Hamburg, Elbphilharmonie, Rotterdam Philharmonic Orchestra, IOCO Kritik, 17.03.2017

Hamburg, Elbphilharmonie, Rotterdam Philharmonic Orchestra, IOCO Kritik, 17.03.2017

Elbphilharmonie Hamburg

Elbphilharmonie Hamburg / Lasershow zur Eröffnung © Ralph Lehmann
Elbphilharmonie Hamburg / Lasershow zur Eröffnung © Ralph Lehmann

Das Rotterdam Philharmonic Orchestra

 Bernstein - Chopin - Rachmaninow

Von Sebastian Koik

Der erste Auftritt des Rotterdam Philharmonic Orchestra am 15.3.2017 in der Elbphilharmonie beginnt mit der Symphonischen Suite „On the Waterfront“ von Leonard Bernstein. Die Suite basiert auf der einzigen Filmmusik, die Bernstein schrieb und für den Oscar nominiert wurde. Auf Deutsch heißt der Film mit Marlon Brando „Die Faust im Nacken“. Film und Musik porträtieren das raue Milieu der New Yorker Hafenarbeiter. Es passiert musikalisch sehr viel und sehr Verschiedenartiges in den 20 Minuten der Suite. Es ist ein sehr lebendiges, vielfältiges, interessantes Stück, reich an Klangfarben, Stimmungen, Rhythmen, Tempi, Dynamik. Es ist teilweise sehr perkussiv, extrem rhythmisch. Teilweise sehr zärtlich, vor allem in den Geigen und der Querflöte. Teilweise sehr melancholisch-schwelgend. Es gibt wunderbar flirrende Streicher zu hören und Schlagwerke, die sich austoben können. All das großartig gespielt vom Orchester! Sie spielen Biss und knackiger Präzision, bauen große Spannung auf und spielen in den lauten und massiven Stellen mit größtem Selbstbewusstsein und Mut.

Das zweite Stück des Abends ist das Klavierkonzert Nr. 1 e-Moll von Frédéric Chopin. Das Orchester gefällt hier weniger als zuvor, spielt nicht kraftvoll, nicht lebendig, nicht knackig genug. Etwas blass. Es wirkt leicht träge, etwas zu langsam, etwas verschleppend. Auch der Pianist Jan Lisiecki, sicherlich ein Könner, den auch schon großartig in Hamburg gehört wurde, überzeugt heute nicht ganz. Der Klang des Flügels strahlt und funkelt nicht so schön, wie er könnte. Im Spiel von Lisiecki wird in diesem Konzert für mein Empfinden ein Teil vom Klangpotential und vom möglichen Farbreichtum verschluckt.
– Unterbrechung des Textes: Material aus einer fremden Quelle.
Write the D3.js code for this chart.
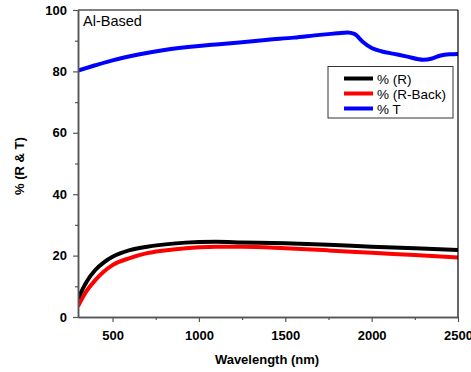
<!DOCTYPE html>
<html><head><meta charset="utf-8">
<script src="https://cdn.jsdelivr.net/npm/d3@7"></script>
<style>
html,body{margin:0;padding:0;background:#fff;}
svg{display:block;font-family:"Liberation Sans",Arial,sans-serif;}
</style></head>
<body>
<svg id="chart" width="471" height="372"></svg>
<script>
const wlT = [300, 400, 500, 650, 800, 1000, 1100, 1250, 1400, 1550, 1700, 1800, 1860, 1900, 1950, 2000, 2060, 2130, 2200, 2300, 2350, 2400, 2450, 2500];
const valT = [80.3, 82.0, 83.6, 85.5, 87.0, 88.3, 88.8, 89.5, 90.3, 91.0, 91.9, 92.4, 92.7, 92.2, 89.6, 87.6, 86.5, 85.7, 84.9, 83.8, 84.2, 85.2, 85.6, 85.7];
const wlR = [300, 350, 400, 450, 500, 600, 700, 850, 1000, 1100, 1250, 1500, 1750, 2000, 2250, 2500];
const valR = [6.0, 11.5, 15.3, 17.8, 19.6, 21.8, 22.9, 23.9, 24.4, 24.5, 24.3, 24.0, 23.5, 22.9, 22.4, 21.8];
const valRBack = [3.5, 8.5, 12.0, 14.8, 16.9, 19.2, 20.8, 22.0, 22.7, 22.9, 22.9, 22.4, 21.7, 20.9, 20.2, 19.4];
const xTicks = [500, 1000, 1500, 2000, 2500];
const xMinor = [750, 1250, 1750, 2250];
const yTicks = [0, 20, 40, 60, 80, 100];
const yMinor = [10, 30, 50, 70, 90];
const seriesNames = ["% (R)", "% (R-Back)", "% T"];
const seriesColors = ["#000000", "#ff0000", "#0000ff"];

const svg = d3.select("#chart");
const L = 78, R = 458, T = 10, B = 317;
const x = d3.scaleLinear().domain([300, 2500]).range([L, R]);
const y = d3.scaleLinear().domain([0, 100]).range([B, T]);

const series = [
  {name: seriesNames[0], color: seriesColors[0], pts: wlR.map((w,i)=>[w, valR[i]])},
  {name: seriesNames[1], color: seriesColors[1], pts: wlR.map((w,i)=>[w, valRBack[i]])},
  {name: seriesNames[2], color: seriesColors[2], pts: wlT.map((w,i)=>[w, valT[i]])}
];

svg.append("clipPath").attr("id","clip").append("rect")
  .attr("x", L).attr("y", T).attr("width", R-L).attr("height", B-T);

const line = d3.line().x(d=>x(d[0])).y(d=>y(d[1])).curve(d3.curveMonotoneX);
[series[1], series[0], series[2]].forEach(s=>{
  svg.append("path").attr("d", line(s.pts)).attr("fill","none")
    .attr("stroke", s.color).attr("stroke-width", 4).attr("clip-path","url(#clip)");
});

svg.append("line").attr("x1", L).attr("x2", R).attr("y1", T).attr("y2", T).attr("stroke","#000").attr("stroke-width",1);
svg.append("line").attr("x1", R).attr("x2", R).attr("y1", T).attr("y2", B).attr("stroke","#000").attr("stroke-width",1.2);

const axColor = "#555";
const fmt = d3.format("d");
const xAxis = svg.append("g").attr("transform", `translate(0,${B})`)
  .call(d3.axisBottom(x).tickValues(xTicks).tickFormat(fmt).tickSize(5).tickSizeOuter(0).tickPadding(9));
const xAxisMinor = svg.append("g").attr("transform", `translate(0,${B})`)
  .call(d3.axisBottom(x).tickValues(xMinor).tickSize(3).tickSizeOuter(0).tickFormat(""));
const yAxis = svg.append("g").attr("transform", `translate(${L},0)`)
  .call(d3.axisLeft(y).tickValues(yTicks).tickFormat(fmt).tickSize(5).tickSizeOuter(0).tickPadding(6));
const yAxisMinor = svg.append("g").attr("transform", `translate(${L},0)`)
  .call(d3.axisLeft(y).tickValues(yMinor).tickSize(3).tickSizeOuter(0).tickFormat(""));
[xAxis, xAxisMinor, yAxis, yAxisMinor].forEach(g=>{
  g.selectAll("path.domain").attr("stroke", axColor).attr("stroke-width", 1.5);
  g.selectAll(".tick line").attr("stroke", axColor).attr("stroke-width", 1.2);
  g.selectAll("text").attr("fill","#000").attr("font-size", 13).attr("font-weight","bold")
    .attr("font-family","'Liberation Sans',Arial,sans-serif");
});

svg.append("text").attr("x", 267).attr("y", 364).attr("text-anchor","middle")
  .attr("font-size", 13).attr("font-weight","bold").text("Wavelength (nm)");
svg.append("text").attr("transform", `translate(24,166) rotate(-90)`).attr("text-anchor","middle")
  .attr("font-size", 13).attr("font-weight","bold").text("% (R & T)");
svg.append("text").attr("x", 83).attr("y", 26).attr("font-size", 14.5).text("Al-Based");

const lg = svg.append("g");
lg.append("rect").attr("x", 328).attr("y", 66.5).attr("width", 125).attr("height", 51.5)
  .attr("fill","#fff").attr("stroke","#333").attr("stroke-width",1);
series.forEach((s,i)=>{
  const yy = 78.5 + i*15;
  lg.append("line").attr("x1", 344).attr("x2", 373).attr("y1", yy).attr("y2", yy)
    .attr("stroke", s.color).attr("stroke-width", 4);
  lg.append("text").attr("x", 377).attr("y", yy+5).attr("font-size", 13.5).text(s.name);
});
</script>
</body></html>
Auch hat Jan Lisiecki schon präziser und sauberer gespielt. Natürlich ist das Kritik auf sehr hohem Niveau. Im zweiten Satz baut das Orchester von Beginn an gute Spannung auf und zieht das durch, kommt aber dennoch etwas bieder rüber, erst recht im Vergleich zum Bernstein-Stück zuvor. Im dritten Satz ist schon der Beginn nicht energisch und bissig genug. Das Orchester klingt hier nicht entschlossen genug. Das Publikum ist dennoch begeistert. Als Zugabe spielt Jan Lisiecki das c-Moll-Nocturne op. 48/1 von Chopin, ein lange sehr langsames und leises und am Ende lautes und massives Stück, das der junge Pianist mit viel Gefühl und Tiefe spielt. Nicht perfekt, aber sehr gut.

Elbphilharmonie Hamburg / Konzertsaal der Elbphilharmonie © Iwan Baan
Elbphilharmonie Hamburg / Konzertsaal der Elbphilharmonie © Iwan Baan

Nach der Pause als letztes Stück Sergej Rachmaninows letztes vollendetes Werk, die Sinfonischen Tänze op. 45. Das Orchester spielt energisch, präzise, selbstbewusst. Zu Beginn wird eine unschuldige, idyllisch-paradiesische Welt von den Holzbläsern hinaufbeschworen. Dann kommen himmlisch-weiche Streicher. Teilweise ist viel Licht in der Musik, das ist ein wunderschönes Hörerlebnis! Durchweg ist das Spiel des Orchesters packend und spannungsgeladen. Voller Überzeugung. Ob kraftvoller, vorwärtstreibender Rhythmus oder zartere und auch melancholische Klänge, über weite Strecken nahe an der Vollkommenheit. Der Dirigent Yannick Nézet-Séguin dirigiert das Konzert mit seinen Armen und seinem Körper, ohne Taktstock und begeistert das Hamburger Publikum mit seiner Leidenschaft.